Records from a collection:
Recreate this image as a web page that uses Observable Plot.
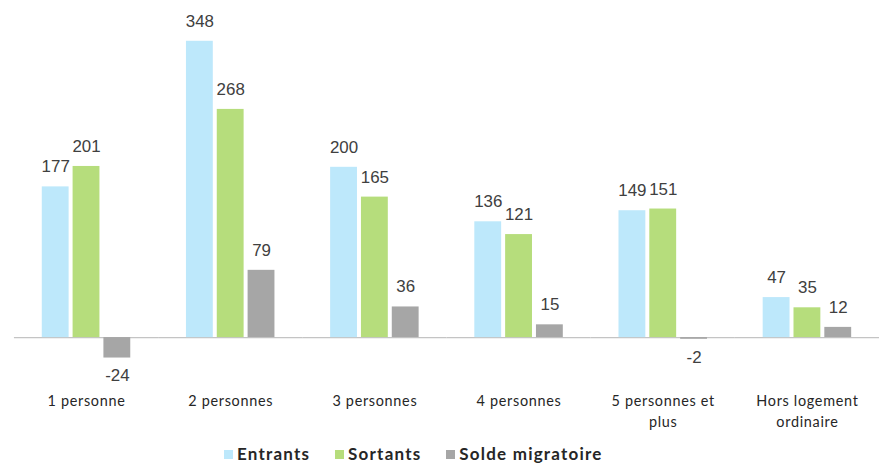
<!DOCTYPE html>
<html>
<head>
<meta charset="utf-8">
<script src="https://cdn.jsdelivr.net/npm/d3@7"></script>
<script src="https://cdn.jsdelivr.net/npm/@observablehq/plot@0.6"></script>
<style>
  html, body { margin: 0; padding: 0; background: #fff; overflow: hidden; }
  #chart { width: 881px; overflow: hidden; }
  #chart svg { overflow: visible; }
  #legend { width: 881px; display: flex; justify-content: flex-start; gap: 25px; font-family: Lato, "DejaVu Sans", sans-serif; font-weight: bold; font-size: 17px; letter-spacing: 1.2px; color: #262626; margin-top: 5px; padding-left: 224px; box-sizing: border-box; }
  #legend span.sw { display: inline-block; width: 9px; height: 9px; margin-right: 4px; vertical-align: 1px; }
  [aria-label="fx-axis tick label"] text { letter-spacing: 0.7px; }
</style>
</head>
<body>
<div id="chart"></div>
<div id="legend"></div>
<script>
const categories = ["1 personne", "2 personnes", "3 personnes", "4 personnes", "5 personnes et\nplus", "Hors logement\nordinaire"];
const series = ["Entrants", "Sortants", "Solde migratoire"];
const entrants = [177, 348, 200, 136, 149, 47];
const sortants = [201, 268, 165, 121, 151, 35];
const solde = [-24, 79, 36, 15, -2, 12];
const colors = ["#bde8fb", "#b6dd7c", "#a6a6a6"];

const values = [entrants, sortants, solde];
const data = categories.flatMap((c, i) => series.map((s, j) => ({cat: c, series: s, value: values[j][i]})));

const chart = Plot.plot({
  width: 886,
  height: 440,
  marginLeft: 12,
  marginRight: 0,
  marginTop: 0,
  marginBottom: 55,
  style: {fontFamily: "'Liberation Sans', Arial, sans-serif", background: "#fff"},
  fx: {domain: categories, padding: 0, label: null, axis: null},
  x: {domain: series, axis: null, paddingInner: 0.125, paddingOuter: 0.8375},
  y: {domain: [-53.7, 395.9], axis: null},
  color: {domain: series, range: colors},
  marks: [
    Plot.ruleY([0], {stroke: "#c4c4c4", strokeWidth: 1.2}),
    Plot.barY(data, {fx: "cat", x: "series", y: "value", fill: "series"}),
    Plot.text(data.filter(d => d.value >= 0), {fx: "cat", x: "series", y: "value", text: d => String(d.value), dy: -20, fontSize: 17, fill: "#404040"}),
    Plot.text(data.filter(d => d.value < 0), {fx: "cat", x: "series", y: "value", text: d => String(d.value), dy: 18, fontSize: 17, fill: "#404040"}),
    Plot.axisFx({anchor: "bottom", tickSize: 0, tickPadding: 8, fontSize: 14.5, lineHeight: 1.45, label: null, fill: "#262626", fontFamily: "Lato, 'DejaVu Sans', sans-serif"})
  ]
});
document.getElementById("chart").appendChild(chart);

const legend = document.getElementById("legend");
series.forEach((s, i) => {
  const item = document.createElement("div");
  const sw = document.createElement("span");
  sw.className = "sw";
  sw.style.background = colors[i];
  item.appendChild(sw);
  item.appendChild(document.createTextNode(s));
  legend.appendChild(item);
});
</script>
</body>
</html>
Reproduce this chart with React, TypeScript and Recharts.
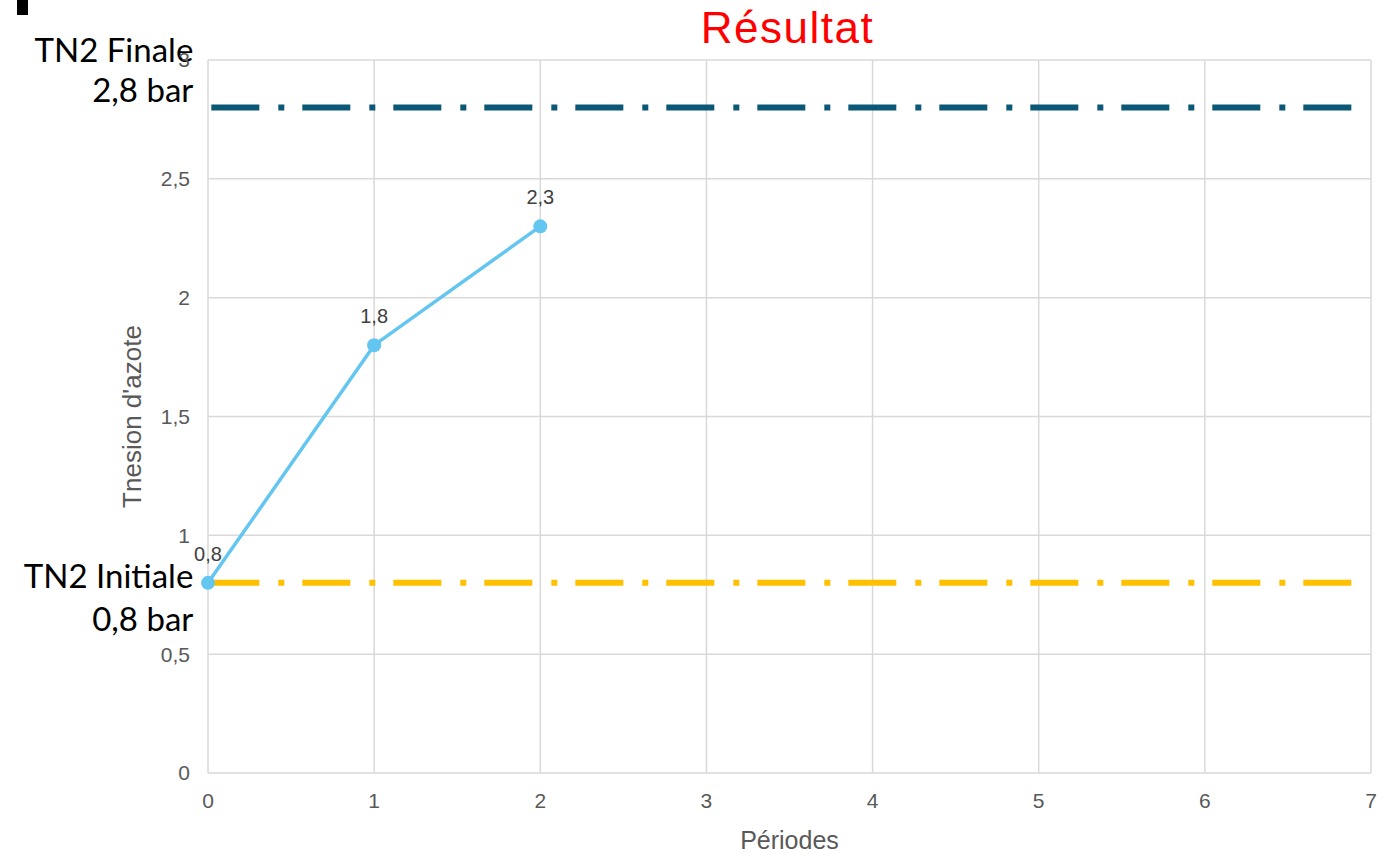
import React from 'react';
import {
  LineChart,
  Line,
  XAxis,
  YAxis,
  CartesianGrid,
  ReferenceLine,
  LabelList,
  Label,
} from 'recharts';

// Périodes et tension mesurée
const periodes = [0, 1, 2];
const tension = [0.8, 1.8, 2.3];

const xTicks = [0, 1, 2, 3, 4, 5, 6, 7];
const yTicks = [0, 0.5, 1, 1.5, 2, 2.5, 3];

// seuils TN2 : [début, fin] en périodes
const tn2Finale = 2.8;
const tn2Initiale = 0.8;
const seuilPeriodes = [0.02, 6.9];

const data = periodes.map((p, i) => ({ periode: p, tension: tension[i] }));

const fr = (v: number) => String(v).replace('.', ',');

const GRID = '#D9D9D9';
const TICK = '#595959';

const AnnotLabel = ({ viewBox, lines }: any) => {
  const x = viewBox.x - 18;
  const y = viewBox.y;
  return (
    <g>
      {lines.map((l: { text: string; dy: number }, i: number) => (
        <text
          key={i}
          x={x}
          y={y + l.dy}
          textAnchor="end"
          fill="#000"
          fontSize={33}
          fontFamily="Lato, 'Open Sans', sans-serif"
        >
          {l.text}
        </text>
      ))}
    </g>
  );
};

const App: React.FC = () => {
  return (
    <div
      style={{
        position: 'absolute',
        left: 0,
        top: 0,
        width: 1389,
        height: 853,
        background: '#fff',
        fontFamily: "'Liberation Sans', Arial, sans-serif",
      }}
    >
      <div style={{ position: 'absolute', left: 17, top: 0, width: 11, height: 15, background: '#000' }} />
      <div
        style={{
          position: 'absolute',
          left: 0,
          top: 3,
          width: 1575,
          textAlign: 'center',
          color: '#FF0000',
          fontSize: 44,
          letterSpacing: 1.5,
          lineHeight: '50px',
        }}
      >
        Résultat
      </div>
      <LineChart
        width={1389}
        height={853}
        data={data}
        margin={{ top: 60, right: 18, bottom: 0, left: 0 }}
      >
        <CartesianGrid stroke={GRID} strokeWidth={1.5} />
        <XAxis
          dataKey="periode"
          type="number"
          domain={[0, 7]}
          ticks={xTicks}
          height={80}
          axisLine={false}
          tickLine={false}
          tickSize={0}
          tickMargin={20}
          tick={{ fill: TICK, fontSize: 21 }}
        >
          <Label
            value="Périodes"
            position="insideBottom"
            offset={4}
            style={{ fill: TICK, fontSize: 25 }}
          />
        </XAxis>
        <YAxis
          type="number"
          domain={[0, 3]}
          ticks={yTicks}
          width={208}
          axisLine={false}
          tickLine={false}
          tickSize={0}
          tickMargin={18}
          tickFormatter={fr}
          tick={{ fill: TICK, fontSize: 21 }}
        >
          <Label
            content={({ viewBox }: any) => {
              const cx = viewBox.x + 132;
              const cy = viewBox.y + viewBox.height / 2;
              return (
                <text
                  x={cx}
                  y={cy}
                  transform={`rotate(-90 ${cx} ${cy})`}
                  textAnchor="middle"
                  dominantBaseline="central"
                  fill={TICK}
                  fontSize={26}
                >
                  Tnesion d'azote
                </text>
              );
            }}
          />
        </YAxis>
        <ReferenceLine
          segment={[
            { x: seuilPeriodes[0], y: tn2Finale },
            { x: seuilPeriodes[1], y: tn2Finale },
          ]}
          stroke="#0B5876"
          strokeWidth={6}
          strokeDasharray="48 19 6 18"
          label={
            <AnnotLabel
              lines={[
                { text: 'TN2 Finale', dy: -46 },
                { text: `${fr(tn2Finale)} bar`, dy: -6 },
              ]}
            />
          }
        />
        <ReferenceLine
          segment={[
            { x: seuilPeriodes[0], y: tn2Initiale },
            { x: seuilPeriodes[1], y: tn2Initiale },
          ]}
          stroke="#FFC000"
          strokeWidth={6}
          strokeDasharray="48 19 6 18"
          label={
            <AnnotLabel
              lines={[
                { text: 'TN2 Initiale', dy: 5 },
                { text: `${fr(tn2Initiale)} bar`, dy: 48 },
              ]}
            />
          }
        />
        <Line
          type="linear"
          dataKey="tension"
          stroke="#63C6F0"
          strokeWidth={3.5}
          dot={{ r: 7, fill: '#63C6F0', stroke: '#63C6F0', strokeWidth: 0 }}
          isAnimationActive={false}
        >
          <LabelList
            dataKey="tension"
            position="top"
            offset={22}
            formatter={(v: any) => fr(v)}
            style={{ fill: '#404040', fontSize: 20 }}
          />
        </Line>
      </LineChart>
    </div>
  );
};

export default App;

* * *

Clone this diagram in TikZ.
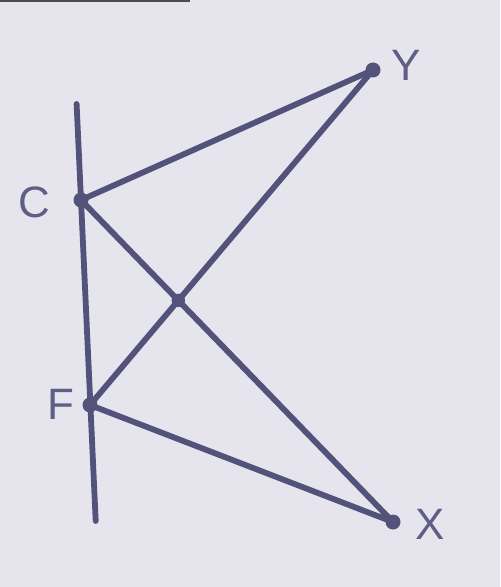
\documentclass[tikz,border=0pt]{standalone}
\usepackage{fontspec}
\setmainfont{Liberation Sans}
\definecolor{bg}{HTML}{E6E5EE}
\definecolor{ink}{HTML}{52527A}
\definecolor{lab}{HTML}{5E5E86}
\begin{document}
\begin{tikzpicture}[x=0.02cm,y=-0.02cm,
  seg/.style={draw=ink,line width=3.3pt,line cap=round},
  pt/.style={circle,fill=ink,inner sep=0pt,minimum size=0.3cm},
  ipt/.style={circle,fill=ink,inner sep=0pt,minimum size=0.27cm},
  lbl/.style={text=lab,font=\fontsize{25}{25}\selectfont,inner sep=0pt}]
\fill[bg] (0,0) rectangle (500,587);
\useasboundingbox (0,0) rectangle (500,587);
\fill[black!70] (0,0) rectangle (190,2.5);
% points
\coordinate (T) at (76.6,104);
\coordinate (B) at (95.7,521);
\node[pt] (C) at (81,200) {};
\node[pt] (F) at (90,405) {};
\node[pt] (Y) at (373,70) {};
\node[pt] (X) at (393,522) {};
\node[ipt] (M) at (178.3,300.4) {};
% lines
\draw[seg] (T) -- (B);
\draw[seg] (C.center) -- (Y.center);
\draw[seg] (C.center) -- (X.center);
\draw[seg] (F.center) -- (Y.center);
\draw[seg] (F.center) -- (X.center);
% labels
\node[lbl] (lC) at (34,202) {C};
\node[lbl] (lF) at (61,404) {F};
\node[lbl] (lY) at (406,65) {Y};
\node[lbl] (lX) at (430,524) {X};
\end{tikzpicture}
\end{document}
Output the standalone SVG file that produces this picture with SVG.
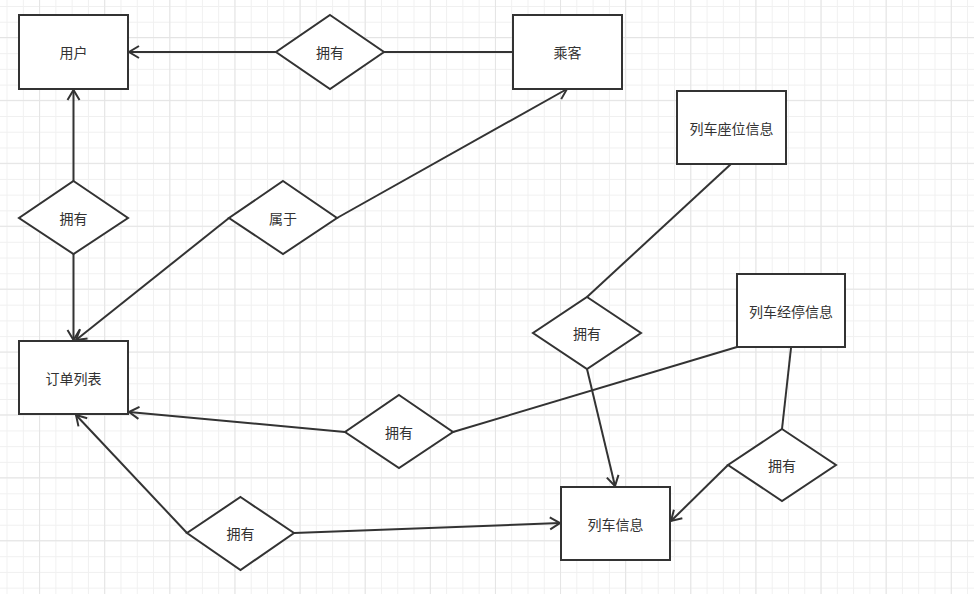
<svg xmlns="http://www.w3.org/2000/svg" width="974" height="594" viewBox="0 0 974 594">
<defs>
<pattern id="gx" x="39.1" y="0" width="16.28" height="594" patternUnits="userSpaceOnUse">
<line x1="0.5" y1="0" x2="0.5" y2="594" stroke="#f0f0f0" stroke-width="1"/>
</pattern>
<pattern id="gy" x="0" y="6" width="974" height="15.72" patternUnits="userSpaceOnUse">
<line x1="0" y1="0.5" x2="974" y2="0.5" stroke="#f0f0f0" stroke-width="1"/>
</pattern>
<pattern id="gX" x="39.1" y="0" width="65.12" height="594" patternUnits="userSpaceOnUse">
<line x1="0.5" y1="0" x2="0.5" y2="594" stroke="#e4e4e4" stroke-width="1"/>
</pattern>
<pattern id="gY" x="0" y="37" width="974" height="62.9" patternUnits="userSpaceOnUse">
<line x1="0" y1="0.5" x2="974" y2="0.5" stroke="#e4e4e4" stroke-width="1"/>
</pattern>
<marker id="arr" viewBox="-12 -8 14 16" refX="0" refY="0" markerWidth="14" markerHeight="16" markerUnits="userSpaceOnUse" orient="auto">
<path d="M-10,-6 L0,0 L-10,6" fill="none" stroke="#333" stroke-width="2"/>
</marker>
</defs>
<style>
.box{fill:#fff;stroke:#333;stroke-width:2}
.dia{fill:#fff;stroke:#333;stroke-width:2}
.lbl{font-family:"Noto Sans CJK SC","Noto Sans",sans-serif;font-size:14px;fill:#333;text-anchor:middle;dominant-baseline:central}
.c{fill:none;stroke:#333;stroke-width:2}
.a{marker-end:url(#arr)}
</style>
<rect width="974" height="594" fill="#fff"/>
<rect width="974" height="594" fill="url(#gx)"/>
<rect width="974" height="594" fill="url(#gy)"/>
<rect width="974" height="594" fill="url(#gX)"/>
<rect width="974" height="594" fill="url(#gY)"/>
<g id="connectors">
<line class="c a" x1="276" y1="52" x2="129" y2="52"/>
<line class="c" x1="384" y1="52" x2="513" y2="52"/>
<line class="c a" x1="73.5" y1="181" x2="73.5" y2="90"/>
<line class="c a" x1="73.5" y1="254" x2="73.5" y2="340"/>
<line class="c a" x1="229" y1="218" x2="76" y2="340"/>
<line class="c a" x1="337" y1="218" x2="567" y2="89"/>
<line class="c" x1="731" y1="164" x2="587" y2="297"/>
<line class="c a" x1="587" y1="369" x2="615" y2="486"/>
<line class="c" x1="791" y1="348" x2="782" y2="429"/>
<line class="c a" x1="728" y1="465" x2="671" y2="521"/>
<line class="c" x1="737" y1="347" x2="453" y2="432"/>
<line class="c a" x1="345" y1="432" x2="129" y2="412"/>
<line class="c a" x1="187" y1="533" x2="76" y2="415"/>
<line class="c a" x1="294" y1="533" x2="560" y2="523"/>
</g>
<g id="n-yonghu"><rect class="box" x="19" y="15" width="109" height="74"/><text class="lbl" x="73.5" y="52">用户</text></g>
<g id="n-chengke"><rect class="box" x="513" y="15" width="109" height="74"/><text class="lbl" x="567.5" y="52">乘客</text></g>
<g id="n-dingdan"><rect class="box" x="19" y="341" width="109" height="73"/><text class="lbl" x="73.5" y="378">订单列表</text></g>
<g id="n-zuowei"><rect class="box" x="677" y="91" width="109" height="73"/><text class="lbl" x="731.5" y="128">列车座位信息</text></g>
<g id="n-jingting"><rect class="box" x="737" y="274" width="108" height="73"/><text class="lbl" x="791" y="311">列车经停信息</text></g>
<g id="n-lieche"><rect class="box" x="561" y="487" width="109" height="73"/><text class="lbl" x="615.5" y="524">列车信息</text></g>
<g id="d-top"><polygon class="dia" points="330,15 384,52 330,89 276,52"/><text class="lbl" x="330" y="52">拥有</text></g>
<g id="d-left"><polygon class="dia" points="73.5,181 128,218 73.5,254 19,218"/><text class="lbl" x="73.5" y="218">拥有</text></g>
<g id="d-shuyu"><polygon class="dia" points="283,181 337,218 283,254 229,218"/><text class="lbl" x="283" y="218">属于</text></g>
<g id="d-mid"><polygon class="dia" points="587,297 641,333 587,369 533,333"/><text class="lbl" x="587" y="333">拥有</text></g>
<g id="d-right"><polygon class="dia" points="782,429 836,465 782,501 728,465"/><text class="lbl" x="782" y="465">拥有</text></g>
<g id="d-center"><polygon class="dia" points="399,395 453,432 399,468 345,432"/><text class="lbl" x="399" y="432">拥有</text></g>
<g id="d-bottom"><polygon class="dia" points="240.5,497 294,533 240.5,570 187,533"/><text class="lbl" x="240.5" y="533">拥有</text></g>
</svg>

EXERCISE PROMPT — Locate the string "this" in the listing above and copy every line where it occurs.

RESPONSE —
Recreate this image as a web page that uses Observable Plot.
Reproduce this chart with React, TypeScript and Recharts.
Clone this diagram in TikZ.
Output the standalone SVG file that produces this picture with SVG.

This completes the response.